# Random Work-In-Progress Shots



## minx (Jan 30, 2014)

Hello there, fellow programmer!

Show us what you're currently developing or a project you plan to finish. Post Screenshots and/or Videos.

To get the thing rollin', I'll start:

Title: gdi.machine
Purpose: The interactive creation of 2D/3D procedural graphics using implicit equations and filters. Estimated release: Mid 2015
Shot:


----------



## the54thvoid (Jan 30, 2014)

I'm not software literate but all I'd say is make sure you don't give anyone else reason to steal your own work!


----------



## minx (Jan 30, 2014)

That is a good point. But by looking at WIP shots you are not able to judge how the finished project will look like. Addionally: 99% of my projects are Open-Source  . If you don't want to show your work (or you're not allowed to) then just don't do it


----------



## minx (Feb 2, 2014)

Here's another shot at one of the project examples currently in development:


----------



## kn00tcn (Feb 2, 2014)

aero off, no AA? 

i like this thread idea, think i was looking for one recently but only found a folding one

i'll post here if i remember... i could also go back in time & post some WIP shots along with the finished result of some projects


----------



## minx (Feb 2, 2014)

"no AA" as if it was turned off  . This is just a snapshot.

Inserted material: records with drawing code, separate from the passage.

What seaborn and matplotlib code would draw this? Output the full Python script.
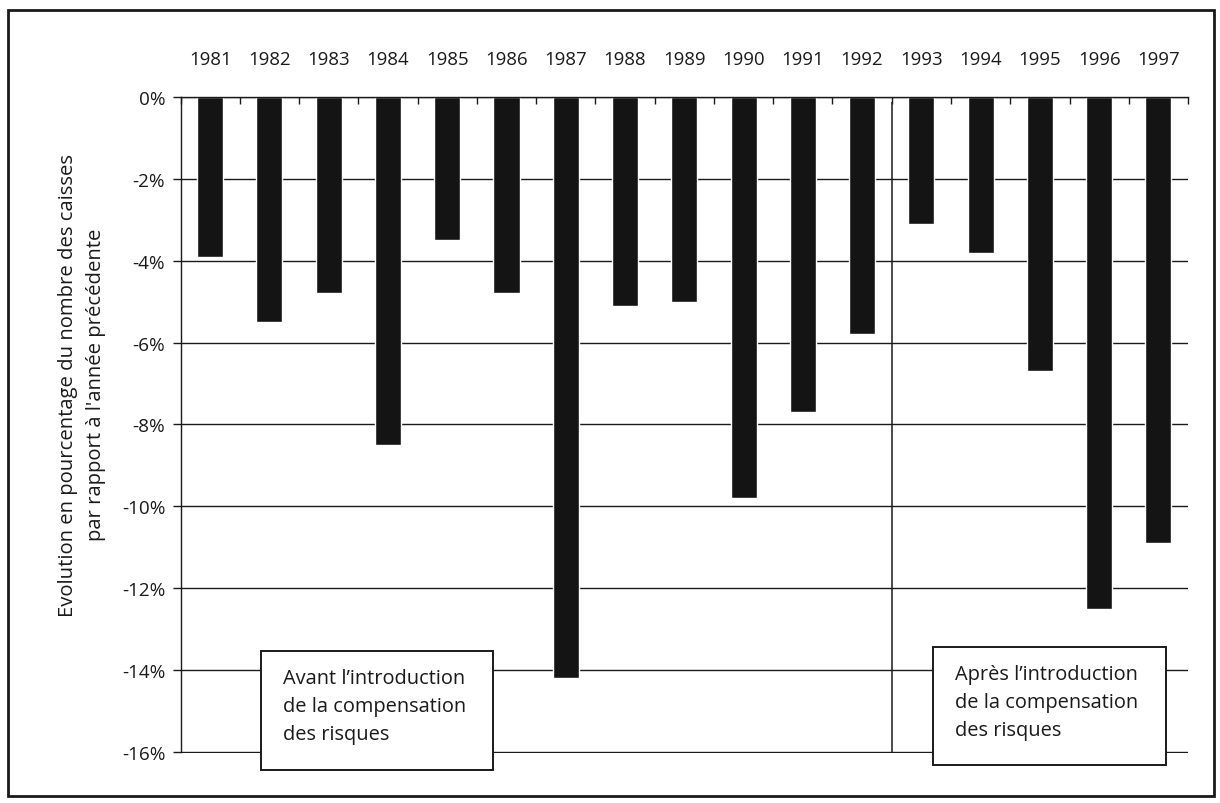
import numpy as np
import pandas as pd
import matplotlib
matplotlib.use("Agg")
import matplotlib.pyplot as plt
from matplotlib.patches import Rectangle
import seaborn as sns

# Annual change in the number of health insurance funds (% vs previous year)
years = ["1981", "1982", "1983", "1984", "1985", "1986", "1987", "1988", "1989",
         "1990", "1991", "1992", "1993", "1994", "1995", "1996", "1997"]
change_pct = [-3.9, -5.5, -4.8, -8.5, -3.5, -4.8, -14.2, -5.1, -5.0,
              -9.8, -7.7, -5.8, -3.1, -3.8, -6.7, -12.5, -10.9]
y_ticks = [0, -2, -4, -6, -8, -10, -12, -14, -16]
y_tick_labels = ["0%", "-2%", "-4%", "-6%", "-8%", "-10%", "-12%", "-14%", "-16%"]
first_year_after = "1993"

y_label = ("Evolution en pourcentage du nombre des caisses\n"
           "par rapport à l'année précédente")
label_before = "Avant l’introduction\nde la compensation\ndes risques"
label_after = "Après l’introduction\nde la compensation\ndes risques"

sns.set_style("white")
plt.rcParams["font.family"] = ["Open Sans", "DejaVu Sans"]
ink = "#1a1a1a"

df = pd.DataFrame({"annee": years, "variation": change_pct})

fig = plt.figure(figsize=(12.2, 8.04), dpi=100)
ax = fig.add_axes([0.148, 0.0622, 0.8258, 0.8159])

sns.barplot(data=df, x="annee", y="variation", order=years, color="#141414",
            saturation=1, width=0.44, ax=ax, zorder=2)

ax.set_xlim(-0.5, len(years) - 0.5)
ax.set_ylim(-16.03, 0)

# horizontal grid behind the bars
ax.set_axisbelow(True)
ax.yaxis.grid(True, color=ink, linewidth=1.0)
ax.xaxis.grid(False)

# year labels on top, small ticks between categories
ax.xaxis.tick_top()
ax.set_xlabel("")
ax.set_ylabel("")
ax.set_xticks(range(len(years)))
ax.set_xticklabels(years)
ax.set_xticks(np.arange(len(years) + 1) - 0.5, minor=True)
ax.tick_params(axis="x", which="major", length=0, pad=21, labelsize=13.4,
               labelcolor=ink, top=True, bottom=False)
ax.tick_params(axis="x", which="minor", length=5, width=1.0, direction="in",
               color=ink, top=True, bottom=False)

ax.set_yticks(y_ticks)
ax.set_yticklabels(y_tick_labels)
ax.tick_params(axis="y", which="major", length=6, width=1.0, direction="out",
               color=ink, pad=5, labelsize=13.6, labelcolor=ink, left=True)

for side in ("right", "bottom"):
    ax.spines[side].set_visible(False)
for side in ("top", "left"):
    ax.spines[side].set_color(ink)
    ax.spines[side].set_linewidth(1.0)
ax.spines["left"].set_bounds(-16, 0)

# separator between the two periods
sep_x = years.index(first_year_after) - 0.5
ax.vlines(sep_x, -16, -0.12, color=ink, linewidth=1.1, zorder=3)

ax.text(-0.098, 0.5625, y_label, transform=ax.transAxes, rotation=90,
        ha="center", va="center", multialignment="center", fontsize=14.6,
        color=ink, linespacing=1.5)

# period boxes
boxes = [
    ((0.0799, -0.026), 0.2302, 0.1815, label_before, 0.1017, 0.0716),
    ((0.747, -0.018), 0.231, 0.1796, label_after, 0.7687, 0.0777),
]
for (bx, by), bw, bh, txt, tx, ty in boxes:
    ax.add_patch(Rectangle((bx, by), bw, bh, transform=ax.transAxes,
                           facecolor="white", edgecolor=ink, linewidth=1.4,
                           clip_on=False, zorder=4))
    ax.text(tx, ty, txt, transform=ax.transAxes, ha="left", va="center",
            fontsize=14.4, color=ink, linespacing=1.52, zorder=5)

# outer frame
fig.add_artist(Rectangle((8 / 1220, 1 - 797 / 804), 1206 / 1220, 786 / 804,
                         transform=fig.transFigure, fill=False,
                         edgecolor=ink, linewidth=2.0))

fig.savefig("out.png", dpi=100, facecolor="white")
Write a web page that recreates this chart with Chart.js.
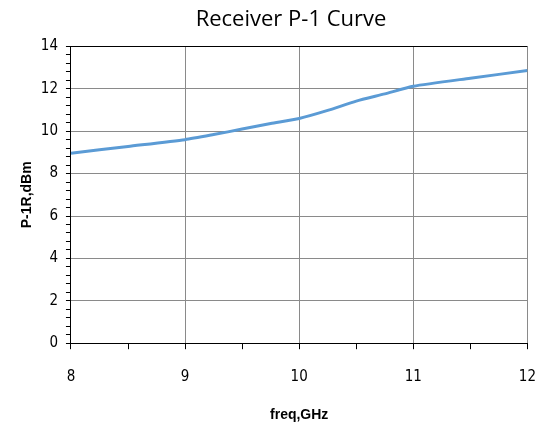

It took me ~5h today to implement rudimentary 3D Support in gdi.machine. The future will bring better results, but hey: It's a first result 

(BTW: The latest driver for Intel HD graphics somewhat destroyed aero on my system. On my way to eliminate the cause  )



> i could also go back in time & post some WIP shots along with the finished result of some projects



That'd be awesome!


----------



## kn00tcn (Feb 2, 2014)

shoot, well this latest one, i accidentally didnt save the test renders, so all i have is the storyboard paper sketch & the final result


----------



## kn00tcn (Feb 2, 2014)

for this older one, i have WIP shots & tests, the ones that looked cool

https://drive.google.com/folderview?id=0B0qMGaYALXRhVDV3VTVCN0k4R0U

& the result


----------



## FordGT90Concept (Feb 2, 2014)

Yeah... I don't take time to produce this kind of stuff.  I go straight to code.  The beauty of OOP is it is easy to update the code for changes in requirements.


----------